**EXERCISE GOAL**
Read the listing and extract each line that includes the word "image".

**DATA SEGMENT**
— START —

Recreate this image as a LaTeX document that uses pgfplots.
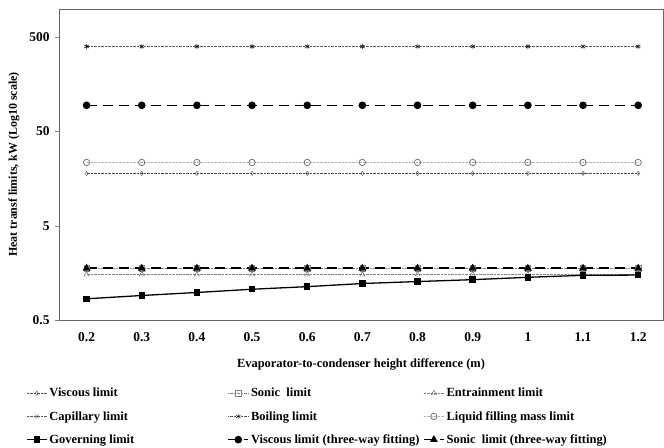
\documentclass[border=0pt]{standalone}
\usepackage{fontspec}
\setmainfont{Liberation Serif}
\usepackage{pgfplots}
\pgfplotsset{compat=1.18}
\begin{document}
\begin{tikzpicture}
\begin{axis}[
  scale only axis, width=604bp, height=311bp,
  ymode=log, ymin=0.5, ymax=1000,
  xmin=0.15, xmax=1.245,
  ytick={0.5,5,50,500}, yticklabels={0.5,5,50,500},
  xtick={0.2,0.3,0.4,0.5,0.6,0.7,0.8,0.9,1,1.1,1.2},
  xticklabels={0.2,0.3,0.4,0.5,0.6,0.7,0.8,0.9,1,1.1,1.2},
  yminorticks=false,
  axis line style={gray!80!black, line width=0.8pt},
  ytick pos=left, xtick style={draw=none},
  ytick style={gray, line width=0.5pt},
  tick align=outside, major tick length=4bp,
  /pgf/number format/assume math mode=true,
  tick label style={font=\fontsize{13.5}{15}\selectfont\bfseries},
  xticklabel style={yshift=-5bp},
  yticklabel style={xshift=-2bp},
  xlabel={\bfseries Evaporator-to-condenser height difference (m)},
  xlabel style={font=\fontsize{12.5}{14}\selectfont, at={(rel axis cs:0.5,0)}, anchor=center, yshift=-44bp},
  ylabel={\bfseries Heat transf limits, kW (Log10 scale)},
  ylabel style={font=\fontsize{12}{14}\selectfont, at={(rel axis cs:0,0.5)}, anchor=center, rotate=0, yshift=45bp},
  clip=false,
  legend columns=3,
  legend cell align=left,
  legend style={draw=none, fill=none, at={(axis description cs:0,0)}, anchor=north west,
    xshift=-33bp, yshift=-66bp, font=\fontsize{12.5}{14}\selectfont\bfseries, row sep=9bp,
    inner sep=0pt, /tikz/every even column/.append style={column sep=0pt}},
  legend image code/.code={\draw[#1] (0bp,0bp) -- (20bp,0bp); \draw[#1, only marks] plot coordinates {(10bp,0bp)};},
]
\addplot[gray!60!black, densely dotted, thin, mark=diamond, mark size=2.2pt, mark options={solid, draw=gray!60!black, fill=white}]
 coordinates {(0.2,18)(0.3,18)(0.4,18)(0.5,18)(0.6,18)(0.7,18)(0.8,18)(0.9,18)(1,18)(1.1,18)(1.2,18)};
\addlegendentry{\makebox[176bp][l]{Viscous limit}}
\addplot[gray, densely dotted, thin, mark=square, mark size=2.6pt, mark options={solid, draw=gray, fill=white}]
 coordinates {(0.2,1.77)(0.3,1.77)(0.4,1.77)(0.5,1.77)(0.6,1.77)(0.7,1.77)(0.8,1.77)(0.9,1.77)(1,1.77)(1.1,1.77)(1.2,1.77)};
\addlegendentry{\makebox[170bp][l]{Sonic\ \ limit}}
\addplot[gray, densely dotted, thin, mark=triangle, mark size=3pt, mark options={solid, draw=gray!70!black, fill=white}]
 coordinates {(0.2,1.52)(0.3,1.52)(0.4,1.52)(0.5,1.52)(0.6,1.52)(0.7,1.52)(0.8,1.52)(0.9,1.52)(1,1.52)(1.1,1.52)(1.2,1.52)};
\addlegendentry{Entrainment limit}
\addplot[gray!70!black, densely dotted, thin, mark=x, mark size=2.6pt, mark options={solid}]
 coordinates {(0.2,400)(0.3,400)(0.4,400)(0.5,400)(0.6,400)(0.7,400)(0.8,400)(0.9,400)(1,400)(1.1,400)(1.2,400)};
\addlegendentry{\makebox[176bp][l]{Capillary limit}}
\addplot[gray!70!black, densely dotted, thin, mark=asterisk, mark size=2.6pt, mark options={solid, black}]
 coordinates {(0.2,400)(0.3,400)(0.4,400)(0.5,400)(0.6,400)(0.7,400)(0.8,400)(0.9,400)(1,400)(1.1,400)(1.2,400)};
\addlegendentry{\makebox[170bp][l]{Boiling limit}}
\addplot[gray!60, densely dotted, thin, mark=o, mark size=3.2pt, mark options={solid, draw=gray!80!black, fill=white, line width=0.7pt}]
 coordinates {(0.2,23.5)(0.3,23.5)(0.4,23.5)(0.5,23.5)(0.6,23.5)(0.7,23.5)(0.8,23.5)(0.9,23.5)(1,23.5)(1.1,23.5)(1.2,23.5)};
\addlegendentry{Liquid filling mass limit}
\addplot[black, line width=1.3pt, mark=square*, mark size=2.6pt, mark options={solid}]
 coordinates {(0.2,0.84)(0.3,0.91)(0.4,0.98)(0.5,1.06)(0.6,1.13)(0.7,1.22)(0.8,1.28)(0.9,1.34)(1,1.42)(1.1,1.49)(1.2,1.50)};
\addlegendentry{\makebox[176bp][l]{Governing limit}}
\addplot[black, line width=1.6pt, dash pattern=on 10bp off 6bp, mark=*, mark size=3pt, mark options={solid}]
 coordinates {(0.2,95)(0.3,95)(0.4,95)(0.5,95)(0.6,95)(0.7,95)(0.8,95)(0.9,95)(1,95)(1.1,95)(1.2,95)};
\addlegendentry{\makebox[170bp][l]{Viscous limit (three-way fitting)}}
\addplot[black, line width=1.6pt, dash pattern=on 10bp off 6bp, mark=triangle*, mark size=3pt, mark options={solid}]
 coordinates {(0.2,1.77)(0.3,1.77)(0.4,1.77)(0.5,1.77)(0.6,1.77)(0.7,1.77)(0.8,1.77)(0.9,1.77)(1,1.77)(1.1,1.77)(1.2,1.77)};
\addlegendentry{Sonic\ \ limit (three-way fitting)}
\end{axis}
\path (-59bp,-128bp) rectangle (605bp,320bp);
\end{tikzpicture}
\end{document}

— END —

**TASK RESULT**
Recreate this image as a LaTeX document that uses pgfplots.
  legend image code/.code={\draw[#1] (0bp,0bp) -- (20bp,0bp); \draw[#1, only marks] plot coordinates {(10bp,0bp)};},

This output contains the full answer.